Our frontline health care workforce in Scotland are struggling to get the right standard of Personal Protective Equipment and they need our help.
Our aim is to produce a minimum of 10,000 visors for those treating COVID patients in hospitals, GP practices, staff in care homes across Scotland and those providing help in the home to our elderly and vulnerable. The design we are printing is reusable which means once it is in the hands of those who need it, then it can be used to protect staff every day.
To scale production and meet our target we need to raise £10,000 quickly and we are asking everyone across Scotland for their urgent help.
We recently issued a call to action for anyone with a 3D printer to help us produce these high quality, re-usable visors for use across Scotland. The response was phenomenal and we’ve been working hard ever since to co-ordinate production and distribution.
Thanks to the amazing help of our volunteers, visors are now coming in and are being distributed across Scotland but we need more and we need them fast.
Those helping us produce visors have so far contributed the cost of materials from their own pockets but in order to produce the large amounts needed we want to raise funds to purchase materials for direct and rapid distribution. The way we make these visors is rapidly shifting as we find new and more efficient ways to produce them.
The money we raise will be used to purchase materials, co-ordinate collection of visors, their assembly, sanitisation and distribution. Any surplus equipment produced will be distributed to other frontline workers and any surplus funding will be donated to NHS charities in Scotland.
We operate as a group called
COVID Safety Network www.covidsafetynetwork.com and our aims are:
1. To channel resources from the manufacturing supply chain to be directly spent on producing and delivering PPE for NHS & key workers with no profiteering.
2. To engage constantly in communication with Hospitals & GP practices to develop product enhancements with rapid prototyping.
3. To encourage collaboration with the supply chain, work with organisations which have the same core aims to make and deliver PPE.
4. To streamline logistics, provide network support and open-source digital solutions
5. To follow guidelines of health services and the medical profession wherever possible and practical in order to gain standard designs and approvals for the optimum solution under strict infection control protocols.
Our team consists of:
Michael O’Neil, MSc M.I.M.P.T is a Clinical Scientist and heads up the Regional Maxillofacial and Plastic Surgery Technical Service for NHS Greater Glasgow and Clyde which is a team of 7 Maxillofacial Prosthetists who are based in laboratories in the Queen Elizabeth University Hospital and Glasgow Royal Infirmary.
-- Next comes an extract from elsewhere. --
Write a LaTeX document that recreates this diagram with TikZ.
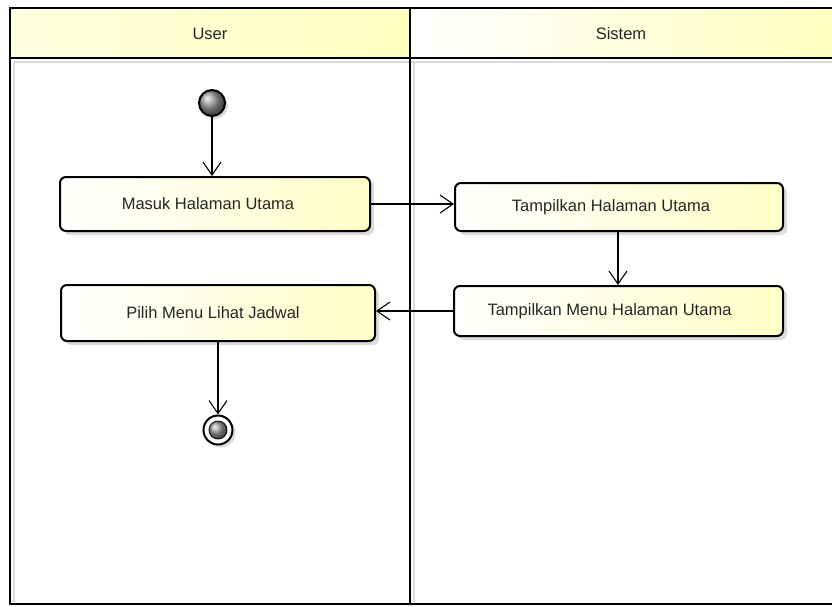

Their role is to rehabilitate patients who have lost part of their facial or body contour due to head and neck cancer or trauma. This can involve prosthetic eyes, ears, noses and various body parts.
In addition, Michael is also currently in charge of designing and co-ordinating production of protective visors for staff across the region’s hospitals and ensuring they are produced to the required standard.
Hannah Wright has a background in Creative enterprise and production management for TV and film. As co-founder of the Covid Safety Network, Hannah is the Project manager and has been working closely with the NHS and Maxillofacial Laboratory to assist in creating a network to makers to effectively gain access to resources and products.
Adam Winstanley is Tech & Supply Chain Integrator and Co-founder of COVID Safety Network. With a background in architecture, technology and business development, Adam is a “future thinker” so the network can continue to adapt and innovate to deliver what is needed as fast as possible.
Catrina O’Neil and Julie Cavanagh whose backgrounds are education and lifelong learning are providing both administrative support and help with marketing and communications.
How it all started - a note from Michael:
Having the only 3D printer in the Queen Elizabeth University Hospital, word quickly spread! We were soon receiving requests from ITU Consultants and medical staff throughout the Hospital to our Maxillofacial Laboratory for PPE. We investigated possible solutions and after infection control passed our face visor as reusable we trialled it with our ITU Neuro and Maxillofacial consultant surgeons. The adapted visor was verified for its quality and suitability.
This visor takes longer to print but they have been designed so that they are reusable. They last longer and are more environmentally friendly. Some of the visors around are constructed quickly, but they are for single use only thus adding to the massive problem of landfill.
Our printer is not the quickest however, so my wonderful friends reached out to come to our aid. In particular Rachel Grant at the Chamber of Commerce Glasgow and Dr Siobhán Jordan at interface-online.org.uk for their generous gesture to educational institutions and businesses alike. We have had help from Strathclyde University, St Andrew's University, University of Abertay and Glasgow University, not forgetting the many schools and technical departments and businesses from across Scotland as well as private individuals. We have also had support from English businesses and international companies.
Our unreserved thanks go to the hard-working 3DCrowd, the design team and the impact they are making. Thanks also go to the Covidsafteynetwork.com for their focus and direction. Our heartfelt thanks go out to everyone that has contributed to this campaign however small, in the fight to defeat this COVID-19 virus. We are forever indebted to you. Thank you!